Production of an injectable bacteriophage preparation: identification of the associated critical points

5 October 2022

L. Delnoy, D. Lannoy, B. Palas, M. Roche, C. Berneron, M. Titecat, P. Odou
CHU de Lille, France

The trauma department asked to the pharmacy to prepare intra-articular injections of bacteriophages directed against a strain of P. aeruginosa, for compassionate use, under french health authority approval. The objective of this work is to present the critical points of the preparation and to analyse the tests carried out.

The circuit was defined according to feasibility elements (literacy and feedback).
The aseptic preparation was carried out in a type II laminar flow hood (LFH) in a clean room (B class). Before packaging in syringes, a sterilising filtration through a Poly ether sulphone 0.22µm filter was carried out. The syringe was placed in double aseptic packaging (labelled outer packaging) to maintain asepsis during administration in the operating theatre. To reduce the spread of phages, the preparation was carried out after all those of the week and followed by a double cleaning of the LFH with a disinfectant detergent, then the weekly bio-cleaning of the clean room, associated with the aerosolisation of hydrogen peroxide.
Following an analysis (5M diagrams) identifying the critical points for the preparation, the environment and the manipulator, the following tests were carried out :
1) Sterility test on the finished preparation and environmental samples on agar (contact and sedimentation) under the LFH.
2) Endotoxin test carried out on a sample of the final preparation according to the method described in 2.6.14 and 5.1.10 monographs of the European Pharmacopoeia. The Endotoxin Limit Concentration is 0.034 EU/mL.
3) Objectification of residual contamination by specific swabbing after preparation and indirect detection in microbiology laboratory.

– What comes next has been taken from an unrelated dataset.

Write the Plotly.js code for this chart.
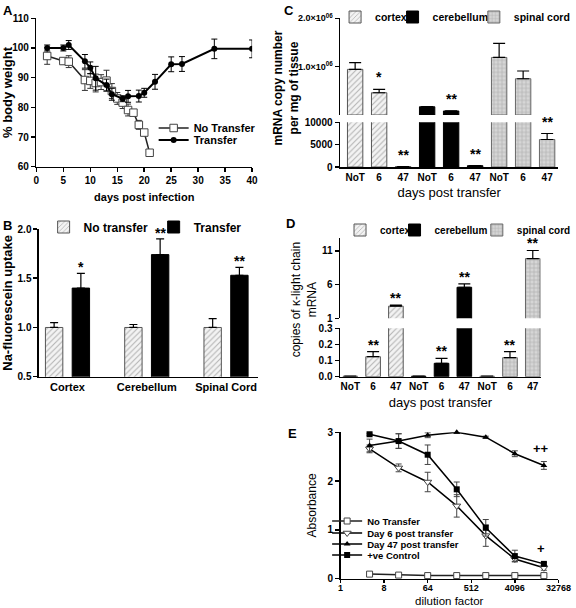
<!DOCTYPE html>
<html>
<head>
<meta charset="utf-8">
<script src="https://cdn.plot.ly/plotly-3.0.1.min.js"></script>
<style>html,body{margin:0;padding:0;background:#fff}#plot{width:576px;height:608px}</style>
</head>
<body>
<div id="plot"></div>
<script>
// ---------------- DATA ----------------
// Panel A: body weight
const dayNoTransfer = [2,5,6,9,10,11,12,13,14,15,16,17,18,19,20,21];
const weightNoTransfer = [97.3,95.6,95.4,89.2,88.9,88.2,88.5,89.0,85.5,83.0,81.6,79.1,78.2,74.1,71.5,64.7];
const errNoTransfer = [2.8,1.0,2.0,3.5,2.5,3.0,2.5,3.5,2.5,2.0,2.0,2.0,1.0,1.5,1.0,0];
const dayTransfer = [2,5,6,9,10,11,13,14,16,17,19,20,22,25,27,33,40];
const weightTransfer = [100,100,101,95.5,93.3,89.8,87.5,84.4,82.9,83.7,83.8,84.9,88.6,94.5,94.6,99.7,99.7];
const errTransfer = [1,1,1.5,2.3,2,4,2,2,1,2,2,1.5,2.5,2.5,2.5,3.3,3];

// Panel B: Na-fluorescein uptake
const tissuesB = ['Cortex','Cerebellum','Spinal Cord'];
const uptakeNoTransfer = [1.0,1.0,1.0];
const uptakeNoTransferErr = [0.05,0.03,0.09];
const uptakeTransfer = [1.40,1.74,1.53];
const uptakeTransferErr = [0.15,0.16,0.08];
const starsB = ['*','**','**'];

// Panels C & D shared categories
const tissuesCD = ['cortex','cerebellum','spinal cord'];
const daysCD = ['NoT','6','47'];

// Panel C: mRNA copy number per mg tissue
const copiesC = {
  cortex: [944000, 460000, 100],
  cerebellum: [170000, 83000, 300],
  'spinal cord': [1190000, 750000, 6150]
};
const copiesCErr = {
  cortex: [140000, 70000, 0],
  cerebellum: [5000, 3000, 30],
  'spinal cord': [290000, 160000, 1340]
};
const starsC = {cortex:['','*','**'], cerebellum:['','**','**'], 'spinal cord':['','','**']};
const cLowerTicks = [0,5000,10000];
const cUpperTickVals = [1000000,2000000];
const cUpperTickText = ['1.0×10<sup>06</sup>','2.0×10<sup>06</sup>'];

// Panel D: copies of kappa-light chain mRNA
const kappaD = {
  cortex: [0.003, 0.124, 2.8],
  cerebellum: [0.003, 0.083, 5.6],
  'spinal cord': [0.003, 0.118, 9.85]
};
const kappaDErr = {
  cortex: [0, 0.031, 0.15],
  cerebellum: [0, 0.031, 0.5],
  'spinal cord': [0, 0.037, 1.2]
};
const starsD = {cortex:['','**','**'], cerebellum:['','**','**'], 'spinal cord':['','**','**']};
const dLowerTicks = [0,0.1,0.2,0.3];
const dLowerTickText = ['0.0','0.1','0.2','0.3'];
const dUpperTicks = [1,6,11];

// Panel E: ELISA absorbance vs dilution
const dilution = [4,16,64,256,1024,4096,16384];
const dilutionTicks = [1,8,64,512,4096,32768];
const absNoTransfer = [0.09,0.07,0.06,0.06,0.06,0.06,0.06];
const absDay6 = [2.66,2.27,1.98,1.49,0.88,0.40,0.22];
const absDay6Err = [0.08,0.08,0.2,0.23,0.22,0.05,0.05];
const absDay47 = [2.73,2.82,2.94,3.0,2.9,2.56,2.32];
const absDay47Err = [0.13,0.15,0.05,0.02,0.02,0.06,0.08];
const absControl = [2.96,2.82,2.54,1.83,1.04,0.46,0.30];
const absControlErr = [0.02,0.15,0.2,0.15,0.17,0.12,0.03];

// ---------------- HELPERS ----------------
const W = 576, H = 608;
const F = 'Liberation Sans, Arial, sans-serif';
const xd = (a,b) => [a/W, b/W];
const yd = (top,bot) => [1-bot/H, 1-top/H];
const bold = (s) => ({family:F, size:s, color:'#000', weight:'bold'});
const norm = (s) => ({family:F, size:s, color:'#000'});
const axBase = {showline:true, linecolor:'#000', linewidth:1.5, ticks:'outside', ticklen:4,
  tickwidth:1.5, tickcolor:'#000', showgrid:false, zeroline:false, automargin:false,
  fixedrange:true, tickfont:bold(10)};
const ax = (o) => Object.assign({}, axBase, o);
const lg = (xpx, ypx, fs) => ({x:xpx/W, y:1-ypx/H, xanchor:'left', yanchor:'middle',
  bgcolor:'rgba(0,0,0,0)', borderwidth:0, font:bold(fs), orientation:'v', tracegroupgap:0, itemwidth:30});

const patCortex = {shape:'/', bgcolor:'#f3f3f3', fgcolor:'#b2b2b2', size:4, solidity:0.25};
const patSpinal = {shape:'+', bgcolor:'#d6d6d6', fgcolor:'#adadad', size:4, solidity:0.3};
const tissueStyle = {
  cortex: {color:'#f3f3f3', pattern:patCortex, line:{color:'#555', width:1}},
  cerebellum: {color:'#000', line:{color:'#000', width:1}},
  'spinal cord': {color:'#d6d6d6', pattern:patSpinal, line:{color:'#666', width:1}}
};

const traces = [];
const annotations = [];

// ---------------- PANEL A ----------------
traces.push({type:'scatter', mode:'lines+markers', name:'No Transfer', x:dayNoTransfer, y:weightNoTransfer,
  xaxis:'x', yaxis:'y', legend:'legend',
  error_y:{type:'data', array:errNoTransfer, color:'#333', thickness:1, width:3},
  line:{color:'#222', width:1.5},
  marker:{symbol:'square', size:7.5, color:'#fff', line:{color:'#444', width:1}}});
traces.push({type:'scatter', mode:'lines+markers', name:'Transfer', x:dayTransfer, y:weightTransfer,
  xaxis:'x', yaxis:'y', legend:'legend2',
  error_y:{type:'data', array:errTransfer, color:'#000', thickness:1, width:3},
  line:{color:'#000', width:2},
  marker:{symbol:'circle', size:6, color:'#000'}});

// ---------------- PANEL B ----------------
const zeros3 = tissuesB.map(() => 0);
traces.push({type:'bar', name:'No transfer', x:tissuesB, y:uptakeNoTransfer, xaxis:'x2', yaxis:'y2', legend:'legend3',
  marker:{color:'#f3f3f3', pattern:patCortex, line:{color:'#555', width:1}},
  error_y:{type:'data', symmetric:false, array:uptakeNoTransferErr, arrayminus:zeros3, color:'#000', thickness:1.2, width:4}});
traces.push({type:'bar', name:'Transfer', x:tissuesB, y:uptakeTransfer, xaxis:'x2', yaxis:'y2', legend:'legend4',
  marker:{color:'#000', line:{color:'#000', width:1}},
  error_y:{type:'data', symmetric:false, array:uptakeTransferErr, arrayminus:zeros3, color:'#000', thickness:1.2, width:4}});
tissuesB.forEach((t,i) => {
  annotations.push({xref:'x2', yref:'y2', x:t, y:uptakeTransfer[i]+uptakeTransferErr[i], xshift:13.5,
    text:starsB[i], showarrow:false, yanchor:'bottom', yshift:-4, font:bold(14)});
});

// ---------------- PANELS C & D (broken axes) ----------------
function brokenBars(data, errs, stars, lowMax, xa, yLow, yUp, legendIds, starShift) {
  tissuesCD.forEach((t, k) => {
    const xs = daysCD.map((d, j) => k*daysCD.length + j);
    const v = data[t], e = errs[t];
    const zero = v.map(() => 0);
    traces.push({type:'bar', name:t, x:xs, y:v, xaxis:xa, yaxis:yLow, legend:legendIds[k],
      width:0.64, offset:-0.32, marker:tissueStyle[t],
      error_y:{type:'data', symmetric:false, array:v.map((a,i) => a+e[i] <= lowMax ? e[i] : 0),
        arrayminus:zero, color:'#000', thickness:1.2, width:6}});
    traces.push({type:'bar', name:t, x:xs, y:v.map(a => a > lowMax ? a : null), xaxis:xa, yaxis:yUp,
      showlegend:false, width:0.64, offset:-0.32, marker:tissueStyle[t],
      error_y:{type:'data', symmetric:false, array:v.map((a,i) => a > lowMax ? e[i] : 0),
        arrayminus:zero, color:'#000', thickness:1.2, width:6}});
    stars[t].forEach((s, i) => {
      if (!s) return;
      const top = v[i] + e[i];
      annotations.push({xref:xa, yref: top > lowMax ? yUp : yLow, x:xs[i], y:top, text:s,
        showarrow:false, yanchor:'bottom', yshift:starShift, font:bold(14)});
    });
  });
}
brokenBars(copiesC, copiesCErr, starsC, 10000, 'x3', 'y3', 'y4', ['legend5','legend6','legend7'], 2);
brokenBars(kappaD, kappaDErr, starsD, 0.3, 'x4', 'y5', 'y6', ['legend8','legend9','legend10'], -3);

const catTickVals = [];
const catTickText = [];
tissuesCD.forEach((t,k) => daysCD.forEach((d,j) => { catTickVals.push(k*daysCD.length+j); catTickText.push(d); }));

// ---------------- PANEL E ----------------
const eLine = {color:'#000', width:1.5};
traces.push({type:'scatter', mode:'lines+markers', name:'No Transfer', x:dilution, y:absNoTransfer,
  xaxis:'x5', yaxis:'y7', legend:'legend11', line:{color:'#222', width:1.5},
  marker:{symbol:'square', size:6, color:'#fff', line:{color:'#444', width:1}}, cliponaxis:false});
traces.push({type:'scatter', mode:'lines+markers', name:'Day 6 post transfer', x:dilution, y:absDay6,
  xaxis:'x5', yaxis:'y7', legend:'legend12', line:eLine,
  error_y:{type:'data', array:absDay6Err, color:'#444', thickness:1, width:3},
  marker:{symbol:'triangle-down', size:7, color:'#fff', line:{color:'#444', width:1}}, cliponaxis:false});
traces.push({type:'scatter', mode:'lines+markers', name:'Day 47 post transfer', x:dilution, y:absDay47,
  xaxis:'x5', yaxis:'y7', legend:'legend13', line:eLine,
  error_y:{type:'data', array:absDay47Err, color:'#444', thickness:1, width:3},
  marker:{symbol:'triangle-up', size:6, color:'#000'}, cliponaxis:false});
traces.push({type:'scatter', mode:'lines+markers', name:'+ve Control', x:dilution, y:absControl,
  xaxis:'x5', yaxis:'y7', legend:'legend14', line:eLine,
  error_y:{type:'data', array:absControlErr, color:'#444', thickness:1, width:3},
  marker:{symbol:'square', size:6, color:'#000'}, cliponaxis:false});
const lastE = dilution.length - 1;
annotations.push({xref:'x5', yref:'y7', x:Math.log10(dilution[lastE]), y:absDay47[lastE]+absDay47Err[lastE],
  text:'++', showarrow:false, yanchor:'bottom', yshift:4, xshift:-3, font:bold(13)});
annotations.push({xref:'x5', yref:'y7', x:Math.log10(dilution[lastE]), y:absControl[lastE]+absControlErr[lastE],
  text:'+', showarrow:false, yanchor:'bottom', yshift:4, xshift:-3, font:bold(13)});
annotations.push({xref:'paper', yref:'paper', x:453/W, y:0, text:'dilution factor',
  showarrow:false, xanchor:'center', yanchor:'bottom', borderpad:0, font:norm(11.5)});

// ---------------- PANEL LETTERS & FREE TITLES ----------------
[['A',1,1],['B',1,216],['C',284,1],['D',286,214],['E',288,424]].forEach(([t,xp,yp]) => {
  annotations.push({xref:'paper', yref:'paper', x:xp/W, y:1-yp/H, xanchor:'left', yanchor:'top',
    text:t, showarrow:false, font:bold(13)});
});
annotations.push({xref:'paper', yref:'paper', x:289/W, y:1-88/H, text:'mRNA copy number<br>per mg of tissue',
  textangle:-90, showarrow:false, font:bold(12), xanchor:'center', yanchor:'middle'});
annotations.push({xref:'paper', yref:'paper', x:307/W, y:1-300/H, text:'copies of κ-light chain<br>mRNA',
  textangle:-90, showarrow:false, font:norm(12), xanchor:'center', yanchor:'middle'});

// ---------------- LAYOUT ----------------
const layout = {
  width:W, height:H, margin:{l:0,r:0,t:0,b:0}, paper_bgcolor:'#fff', plot_bgcolor:'rgba(0,0,0,0)',
  font:{family:F, color:'#000'}, barmode:'group', bargap:0.325, bargroupgap:0.35,
  xaxis: ax({domain:xd(36.7,254.3), anchor:'y', range:[0,40], dtick:5, tick0:0,
    title:{text:'days post infection', font:bold(11), standoff:8}}),
  yaxis: ax({domain:yd(18.3,166.7), anchor:'x', range:[60,110], dtick:10, tick0:60,
    title:{text:'% body weight', font:bold(13), standoff:4}}),
  xaxis2: ax({domain:xd(39.3,260), anchor:'y2', type:'category', range:[-0.36,2.4], ticks:'', tickfont:bold(11)}),
  yaxis2: ax({domain:yd(229,376.7), anchor:'x2', range:[0.5,2.0], dtick:0.5, tick0:0.5, tickformat:'.1f',
    title:{text:'Na-fluorescein uptake', font:bold(13), standoff:4}}),
  xaxis3: ax({domain:xd(343,563.3), anchor:'y3', range:[-0.63,8.47], tickvals:catTickVals, ticktext:catTickText,
    ticks:'', title:{text:'days post transfer', font:norm(13), standoff:6}}),
  yaxis3: ax({domain:yd(122.3,167), anchor:'x3', range:[0,10000], tickvals:cLowerTicks, tickformat:'d'}),
  yaxis4: ax({domain:yd(18.3,115), anchor:'x3', range:[0,2000000], tickvals:cUpperTickVals, ticktext:cUpperTickText,
    tickfont:bold(9)}),
  xaxis4: ax({domain:xd(343,545.5), anchor:'y5', range:[-0.45,8.35], tickvals:catTickVals, ticktext:catTickText,
    ticks:'', title:{text:'days post transfer', font:norm(13), standoff:6}}),
  yaxis5: ax({domain:yd(328.3,376.7), anchor:'x4', range:[0,0.3], tickvals:dLowerTicks, ticktext:dLowerTickText}),
  yaxis6: ax({domain:yd(238,318.3), anchor:'x4', range:[1,12.9], tickvals:dUpperTicks}),
  xaxis5: ax({domain:xd(343.5,563.3), anchor:'y7', type:'log', range:[0, Math.log10(32768)],
    tickvals:dilutionTicks, ticktext:dilutionTicks.map(String), tickfont:bold(9), ticklen:3, ticklabelstandoff:-3}),
  yaxis7: ax({domain:yd(432.3,578.5), anchor:'x5', range:[0,3], dtick:1, tick0:0,
    title:{text:'Absorbance', font:norm(12), standoff:8}}),
  legend: lg(155,128,11), legend2: lg(155,140,11),
  legend3: lg(44,227,12), legend4: lg(155,227,12),
  legend5: lg(338,17,10.5), legend6: lg(396,17,10.5), legend7: lg(478,17,10.5),
  legend8: lg(343,230,10), legend9: lg(398,230,10), legend10: lg(481,230,10),
  legend11: lg(330,521,9.5), legend12: lg(330,533,9.5), legend13: lg(330,544,9.5), legend14: lg(330,555,9.5),
  annotations: annotations,
  showlegend: true
};

Plotly.newPlot('plot', traces, layout, {displayModeBar:false, staticPlot:true});
</script>
</body>
</html>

17 critical points were raised (phage conservation, decontamination method, etc.) that could lead to a non-compliant preparation, residual contamination of the LFH and/or cleanroom or of the operator.
The agar plates and sterility tests did not find any CFU.
The vials of bacteriophages (raw materials) were delivered with a certificate of analysis, specifying an endotoxin titre <0.03 EU/mL. The assays on the preparations were 0.016 and 0.010 EU/mL.
Bacteriophages are not class 2 pathogens (french art. R. 4421-2 Code Travail), but the waste was treated via the dedicated infectious disposal route. A meeting with the pharmaceutical staff made it possible to explain the preparation and its risks. Regarding residual contamination, no lysis range was detected from the control swabs.

The critical points of the preparation were identified. A risk analysis (i.e. FMEA) or the quantification of the phage titer will be carried out to optimise the performance of this preparation.